Trying to narrow down the scope of the issue should also lead to more questions... for instance if at 7pm the system is always busy, why? Is their a Cron job? Is their a backup running? Is new content deployed then? All of this will help you further narrow down the problem. With this knowledge then you can better proceed to the actual gathering of data. For instance if your only busy @ 7pm wouldn't that be the best time to capture data from? If you know a specific process runs during that time, wouldn't that make the best place to perform a code review? The more specific you get here, the better the chance of a speedy fix.
Armed with your specific problem, now you probably want to start looking at all the appropriate information.
A huge mistake I see over and over again is some people only look at the slow log ( or the slow log with a timing of 5 seconds + ) or the status variables. Sure the slow log is great to look for long running queries, but the slow log generally will only take you so far. I mean depending on the granularity you can miss a lot of important information (5.1 allows for < 1 second times!!! l, but in 5.0 or earlier 1 second was all you could get out of a standard MySQL build) . Generally I find tools/logs like the general log, SAR, Iostat, show global status, the MySQL Enterprise monitor, Cacti, and the like as useful or even more so then just the slow log.
Let me give you a few examples:
I had a client who had a single page that killed his performance, in fact the page load time was in excess of 15 seconds. The database had no slow queries, the status variables looked solid... on the surface the server just looked busy. Because we had defined the problem down to a specific page, we isolated their entire stack in a QA environment, turned on the general query log and hit only that single page. Now armed with a log of every query that page issued, I started to look at what was happening when the page was loaded. In this case the single page actually called over 13K queries. Using my keen sense of deduction, I deduced this was for more then any normal page should call. So I pulled out mysqlsla (http://hackmysql.com/mysqlsla) to summarize the general query log. Looking at the distribution of queries I found the exact same statements executed over and over just with different variables. So I got a copy of the PHP code, and found what I was looking for. Nice nested loops, I.e. select every username, then for each individual user name, loop through everyone of their posts, then for each post loop through each comment. Something like this:
select * from users where userid in (x,y,z)
for each username
select * from posts where username='username'
for each post
select * from comments where postid='postid'
This generated lots of individual statements. By merely changing the queries to do their operations in bulk ( 1 select vs 1 select for each row returned ) we reduced the number of queries down from 13K to under 2K, and dropped the page load time from 15+ seconds to less then 3 seconds.

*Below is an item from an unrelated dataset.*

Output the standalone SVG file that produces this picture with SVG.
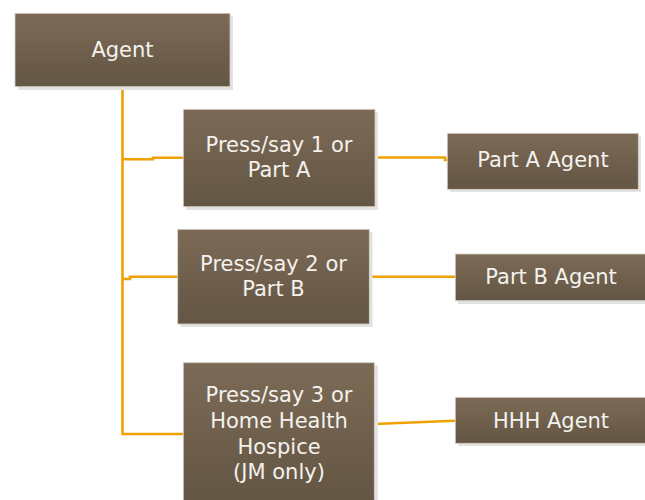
<svg xmlns="http://www.w3.org/2000/svg" width="645" height="500" viewBox="0 0 645 500">
<defs>
<linearGradient id="g" x1="0" y1="0" x2="0" y2="1">
<stop offset="0" stop-color="#7b6a56"/>
<stop offset="1" stop-color="#645644"/>
</linearGradient>
<style>
.sh{fill:#e2e2e2}
.bx{fill:url(#g);stroke:#d8d0c4;stroke-width:0.8}
.t{font-family:"DejaVu Sans",Verdana,sans-serif;font-size:21px;fill:#f4f2ee;text-anchor:middle}
.c{fill:none;stroke:#f0a000;stroke-width:2.6}
</style>
</defs>
<rect width="645" height="500" fill="#ffffff"/>
<g id="connectors">
<path class="c" d="M122.5,87 V434 H183"/>
<path class="c" d="M122.5,159.3 H153 V157.7 H183"/>
<path class="c" d="M122.5,279 H130 V276.7 H178"/>
<path class="c" d="M375,157.5 H445 V160 H447"/>
<path class="c" d="M369,276.7 H455"/>
<path class="c" d="M374,424 L455,420.7"/>
</g>
<g id="agent">
<rect class="sh" x="18" y="16" width="215" height="74"/>
<rect class="bx" x="15" y="13.3" width="215" height="73.4"/>
<text class="t" x="122.5" y="56.8">Agent</text>
</g>
<g id="press1">
<rect class="sh" x="186" y="112" width="192" height="98"/>
<rect class="bx" x="183.3" y="109.3" width="191.7" height="97.4"/>
<text class="t" x="279" y="151.7">Press/say 1 or</text>
<text class="t" x="279" y="176.7">Part A</text>
</g>
<g id="partA">
<rect class="sh" x="450" y="136" width="191" height="56"/>
<rect class="bx" x="447.3" y="133.3" width="191" height="56"/>
<text class="t" x="543" y="166.7">Part A Agent</text>
</g>
<g id="press2">
<rect class="sh" x="180.5" y="232" width="192" height="95"/>
<rect class="bx" x="177.7" y="229.3" width="191.6" height="94.7"/>
<text class="t" x="273.5" y="271">Press/say 2 or</text>
<text class="t" x="273.5" y="296">Part B</text>
</g>
<g id="partB">
<rect class="sh" x="458" y="257" width="195" height="47"/>
<rect class="bx" x="455.3" y="254" width="192" height="46.7"/>
<text class="t" x="551" y="284.3">Part B Agent</text>
</g>
<g id="press3">
<rect class="sh" x="186" y="365.5" width="192" height="140"/>
<rect class="bx" x="183.3" y="362.7" width="191" height="140"/>
<text class="t" x="279" y="402.3">Press/say 3 or</text>
<text class="t" x="279" y="428.3">Home Health</text>
<text class="t" x="279" y="453.5">Hospice</text>
<text class="t" x="279" y="478.5">(JM only)</text>
</g>
<g id="hhh">
<rect class="sh" x="458" y="400" width="195" height="46"/>
<rect class="bx" x="455.3" y="397.3" width="192" height="46"/>
<text class="t" x="551" y="427.7">HHH Agent</text>
</g>
</svg>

Really the key data here was missing from the slow log ( the small individual primary key based lookups ), and by narrowing the problem to a single page and then analyzing what that single page did could we were able to successfully determine what was happening internally. Many times a small change like above can make all the difference in the world.
Several times I have run into clients who need to process a certain number of transactions every few seconds, minutes, or hours. My goal in this situations is to try and ramp up the load to first meet their requirements and then see how high they can go. In these cases I find it always best to try and generate the transaction throughput using the entire application stack while watching for bottlenecks ( after all the bottleneck could be web, app, network, db related, etc.. ). Using the full stack generally means benchmarking & load testing is more realistic and more applicable to your goals because you are mimicking your production process. Far to often I have seen database systems capable of handling X number of transactions, but the weight of an inefficient network or application server gets in the way when running the system in the real world. In fact one client I worked with kept on falling much below his expected transaction levels, when we looked into Network performance (Insert plug: He was using the Nifty networking graph in MySQL Enterprise Monitor ) we noticed he was hitting the upper limit of a 10Mb/s half duplex network, low and behold his servers network speeds were set to 10Mb/s half duplex ( Side note, network speeds/nic configuration etc is generally on the the key items I suggest people look at right away ).
But what happens when the full stack is not available? Or you can not generate realistic user load? It varies. With one client we tried to scale his application up to his required “transaction rates” but his application would not support it ( the application server died ). Did the application server die because of the database? Not likely as the CPU on the DB server was < 20%, with no errors, and no issues on the surface ... but we had to be sure. In this case we had to analyze what we did have available to us. We were easily able to grab the SQL for 1 transaction ( using the general log ). Looking at the SQL for the single transaction we determined even if the same data came into the system over and over again we would always be adding new records. This logic enabled us to replay the same transaction code over and over again using mysqlslap until we reached the desired transaction limit. This helped verify the database could indeed handle the clients desired load, but the bottleneck was elsewhere, enabling us to move on and look at the other components.
Certainly there are many other tools and ways to try and generate realistic load on the system. For instance In the above case we could have looked at replaying the general log from the full stack test that failed. While this load did not exceed the required throughput, maybe doubling or tripling the number of concurrent times the same log is replayed would give use a good picture. Certainly there are other good ways to solve the above scenarios, but these worked well in these situations.
Just what I have written here on benchmarking and load testing just seems light... Maybe I will post more later.